Asthma in young linked to work

FARMERS AND farm workers are more than twice as likely to have asthma than office staff, raising concerns that the countryside can be more damaging to health than the inner cities.

A study of more than 15,500 people from 26 areas in 12 industrialised countries, including the United Kingdom, New Zealand and Spain, found that the risk of asthma was highest among farmers, painters, plastics workers and cleaners. In the biggest population study conducted on occupational asthma, the researchers found that up to 10 per cent of cases in young adults were related to their work.

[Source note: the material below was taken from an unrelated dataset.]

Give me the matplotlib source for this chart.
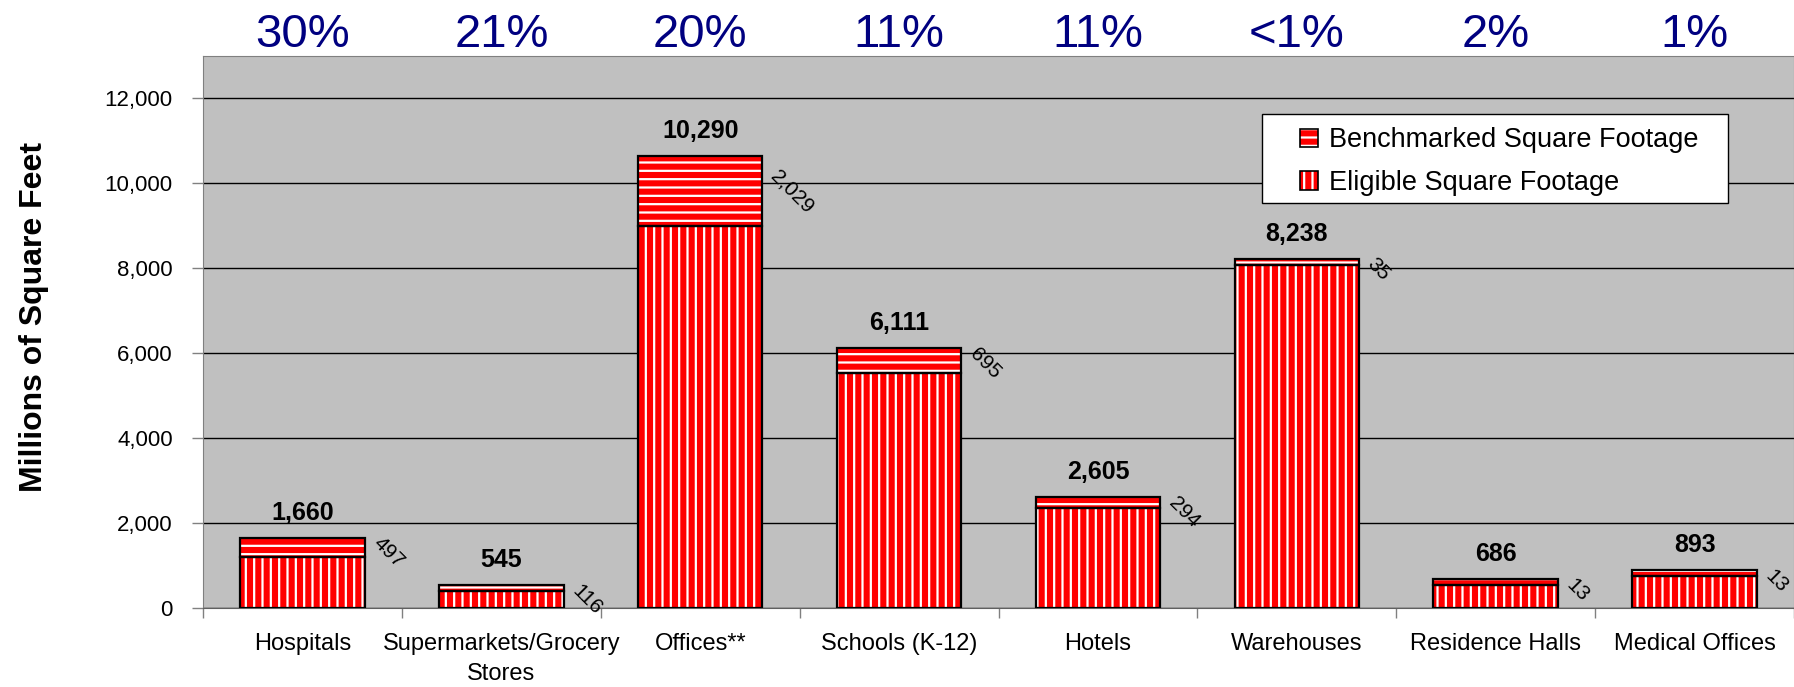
import matplotlib
matplotlib.use("Agg")
import matplotlib.pyplot as plt
import matplotlib.transforms as mtransforms
from matplotlib.patches import Patch, Rectangle
import numpy as np

plt.rcParams['font.family'] = ['Liberation Sans', 'DejaVu Sans']
plt.rcParams['hatch.linewidth'] = 1.6

categories = ["Hospitals", "Supermarkets/Grocery\nStores", "Offices**", "Schools (K-12)",
              "Hotels", "Warehouses", "Residence Halls", "Medical Offices"]
share_labels = ["30%", "21%", "20%", "11%", "11%", "<1%", "2%", "1%"]

# bar segments as drawn (millions of sq ft)
eligible = [1200, 410, 8990, 5530, 2370, 8090, 560, 770]
benchmarked = [450, 130, 1660, 600, 240, 130, 130, 120]

# values printed on the chart
total_labels = [1660, 545, 10290, 6111, 2605, 8238, 686, 893]
bench_labels = [497, 116, 2029, 695, 294, 35, 13, 13]

legend_labels = ["Benchmarked Square Footage", "Eligible Square Footage"]
legend_hatches = ['--', '||']

RED = '#FF0000'
W, H = 1794, 687


class SquareHandler:
  # small hatched square like the excel legend keys
  def __init__(self, size_pt):
    self.size = size_pt

  def legend_artist(self, legend, orig_handle, fontsize, handlebox):
    s = self.size
    x0 = -handlebox.xdescent
    y0 = -handlebox.ydescent + (handlebox.height - s) / 2
    tr = handlebox.get_transform()
    face = Rectangle((x0, y0), s, s, facecolor=RED, edgecolor='white',
                     hatch=orig_handle.get_hatch(), linewidth=0, transform=tr)
    edge = Rectangle((x0, y0), s, s, fill=False, edgecolor='black', linewidth=1.2, transform=tr)
    handlebox.add_artist(face)
    handlebox.add_artist(edge)
    return face


fig = plt.figure(figsize=(W / 100, H / 100), dpi=100)
ax = fig.add_axes([203 / W, 1 - 608.3 / H, (W - 203) / W, (608.3 - 56) / H])
ax.set_facecolor('#C0C0C0')

x = np.arange(len(categories))
width = 0.626

ax.bar(x, eligible, width, color=RED, edgecolor='white', hatch='||', linewidth=0, zorder=2)
ax.bar(x, benchmarked, width, bottom=eligible, color=RED, edgecolor='white', hatch='--', linewidth=0, zorder=2)
ax.bar(x, eligible, width, fill=False, edgecolor='black', linewidth=1.6, zorder=3)
ax.bar(x, benchmarked, width, bottom=eligible, fill=False, edgecolor='black', linewidth=1.6, zorder=3)

ax.set_xlim(-0.5, len(categories) - 0.5)
ax.set_ylim(0, 13000)
ax.set_yticks(np.arange(0, 12001, 2000))
ax.set_yticklabels([f"{v:,}" for v in range(0, 12001, 2000)], fontsize=16)
ax.yaxis.grid(True, color='black', linewidth=1)
ax.set_axisbelow(True)
ax.tick_params(axis='y', length=8, width=1, color='#808080', pad=13.7)

ax.set_xticks(x)
ax.set_xticklabels(categories, fontsize=17)
for lbl in ax.get_xticklabels():
  lbl.set_linespacing(1.5)
ax.set_xticks(np.arange(-0.5, len(categories)), minor=True)
ax.tick_params(axis='x', which='major', length=0, pad=17.5)
ax.tick_params(axis='x', which='minor', length=7, width=1, color='#808080')

for side in ['top', 'right', 'left']:
  ax.spines[side].set_color('#808080')
ax.spines['bottom'].set_color('#606060')

tops = np.array(eligible) + np.array(benchmarked)
for i in range(len(categories)):
  ax.annotate(f"{total_labels[i]:,}", (x[i], tops[i]), xytext=(0, 13), textcoords='offset points',
              ha='center', va='baseline', fontsize=18, fontweight='bold')
  ax.annotate(f"{bench_labels[i]:,}", (x[i] + width / 2, total_labels[i]), xytext=(13, 3),
              textcoords='offset points', rotation=-45, rotation_mode='anchor',
              ha='left', va='top', fontsize=15)

trans = mtransforms.blended_transform_factory(ax.transData, ax.transAxes)
for i, s in enumerate(share_labels):
  ax.text(x[i], 1.0168, s, transform=trans, ha='center', va='baseline',
          fontsize=34, color='#000080', clip_on=False)

fig.text(34 / W, 1 - 317 / H, "Millions of Square Feet", rotation=90, ha='center', va='center',
         fontsize=23, fontweight='bold')

# legend frame drawn by hand so the padding matches
ax.add_patch(Rectangle((0.6656, 0.7347), 0.9583 - 0.6656, 0.8943 - 0.7347, transform=ax.transAxes,
                       facecolor='white', edgecolor='black', linewidth=1, zorder=4))
handles = [Patch(hatch=h) for h in legend_hatches]
leg = ax.legend(handles, legend_labels, handler_map={Patch: SquareHandler(13.3)},
                loc='upper left', bbox_to_anchor=(0.6835, 0.888), borderaxespad=0,
                fontsize=19.5, frameon=False, handlelength=0.68, handleheight=0.68,
                handletextpad=0.38, borderpad=0.35, labelspacing=0.62)
leg.set_zorder(5)

fig.savefig("out.png", dpi=100)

Asthma is a common disease, worldwide affecting one in twenty adults and one in four children. It inflames the airways, causing them to over- react to dust, cold air, smoke and infections. The lining of the airways also becomes swollen, which can make breathing difficult. The study, done at the respiratory and environmental health research unit, in Bar- celona, provides evidence of asthma being developed or aggravated because of someone's occupation.

Not only those in paid work are at risk; housewives have a higher incidence of asthma than office workers. "About 5 per cent of asthma among women may be due to dust and other airborne material in the home," said Dr Joseph Anto, of the research unit. "The prevalence of occupational asthma in women and in specific occupations has been underestimated and should be an important public health issue in industrialised countries."

The findings, published in The Lancet, showed that the levels of asthma for farmers and cleaners were consistent across all 12 countries. The highest rates for farmers were in Italy, Australia and New Zealand.

Excess risks of asthma of 30 to 50 per cent were found for people who worked with biological dusts, mineral dusts and fumes. Of the 15,637 people assessed in Australia, Belgium, Germany, Iceland, Ireland, Italy, New Zealand, Norway, Spain, Sweden, the UK and United States, cleaners, the biggest of the 16 occupational groups, showed an increased risk of more than 30 per cent.

Dr Anto said: "Cleaners are commonly exposed to substances known to cause asthma, such as chlorine and acids, detergents and dusts."

The researchers also found that the incidence of asthma attributable to occupational exposure among women, excluding housewives, was higher than expected. Many different groups of workers were at high risk of asthma, including textile workers and many farm workers were also female. "Under-reporting of occupational asthma may be more common among women particularly if the potential adverse effects of household exposures on health are included," Dr Anto said.

A separate study, of nearly 3,000 asthma sufferers in Europe, showed nearly one in six adults had taken time off work because of his or her asthma and a similar number said the illness had influenced their choice of job. The survey, done by Asthma Insights and Realities in Europe, showed that nearly a quarter of sufferers had been woken up at night by their symptoms at least once a week in the past month.